Ridiculously, the poverty line also fails to account for regional variation in the cost of living; rather, the measure is applied equally across the continental United States. That means people in my community, New York’s 17th congressional district, where the fair market rent is $1,789, are treated the same as folks living in Kentucky’s 5th, where the fair market rent is $696. A United Way study found that a family of four in Westchester County, NY, must earn $87,000—more than triple the federal poverty line—in order to afford basic necessities. According to the outdated federal poverty line, 11 percent of households in Westchester live in poverty, but the United Way observes that 40 percent of households in Westchester earn less than the basic cost of living.
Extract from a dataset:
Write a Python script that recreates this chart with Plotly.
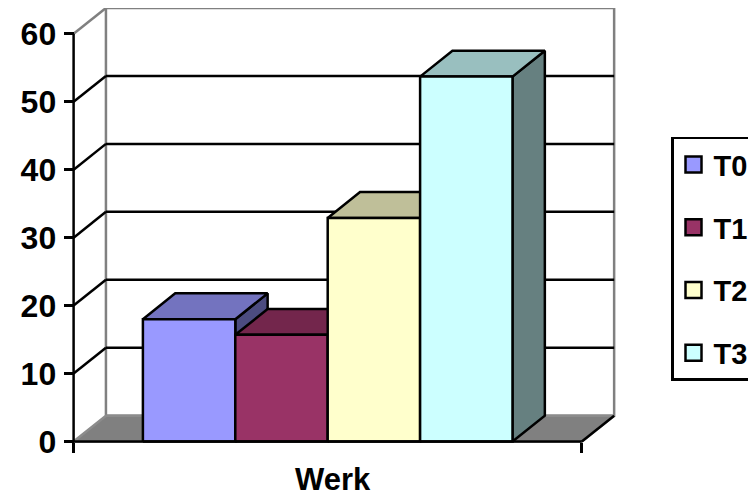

The crisis of poverty in high cost-of-living areas is one to which the federal government has turned a blind eye.
It’s time to adjust the poverty line to address 21st century problems. A bill before Congress, the Recognizing Poverty Act (H.R. 5069), would create that. It would adjust for cost-of-living differences by state. It would also require the Secretary of Health and Human Services to develop an updated measure of poverty that accounts for health care, child care, and educational costs, as well as “new” costs like cell phone and internet bills. The legislation’s lead cosponsor, Rep. Alexandria Ocasio-Cortez (D-NY), estimates that it would revise the federal poverty line to a more realistic $38,000 for individuals living in high-expense areas. It is a strong proposal that I would enthusiastically champion if elected to the House of Representatives.
Because of the vast number of federal assistance programs available only to Americans below the poverty line, a more truthful measure would be transformative for so many American families. And it would go well beyond programs like SNAP, TANF, and Medicaid. It would mean more families could avail themselves of the Weatherization Assistance Program to prepare their homes for the effects of climate change. More healthcare professionals could be trained and deployed to underserved communities through low-interest Health Professions Student Loans and scholarships. More people would be entitled to seek justice through civil legal aid from the Legal Services Corporation. More children would receive life-saving health care through the Children’s Health Insurance Program, and educational assistance during their most formative years from Head Start. All told, these public programs lifted 40 million Americans out of poverty in 2011 alone—and they have the potential to lift millions more. But by undercounting those in poverty, we are ensuring that they stay there for generations to come.
Somewhere in my home district, there’s a child whose parents work multiple jobs, earning just barely enough to eke past the poverty line. After a month’s expenses of gas, sky-high rent, and day care, there is little leftover. She’s uninsured but can’t qualify for the Childhood Health Insurance Program; she goes to school hungry each day because she doesn’t qualify for free breakfast; and one day, when she beats the odds and applies to college, she will be at a disadvantage when it comes to applying for Pell Grants. Our antiquated definitions of who qualifies as poor are leaving children like this behind while we give tax cuts to billionaires and corporations.
Let’s change that. Stories like mine, and millions more being shaped as the crisis rages, show why it is imperative that we do.
Mondaire Jones is a resident of South Nyack, NY, and a Democratic candidate for the U.S. House of Representatives in New York’s 17th district.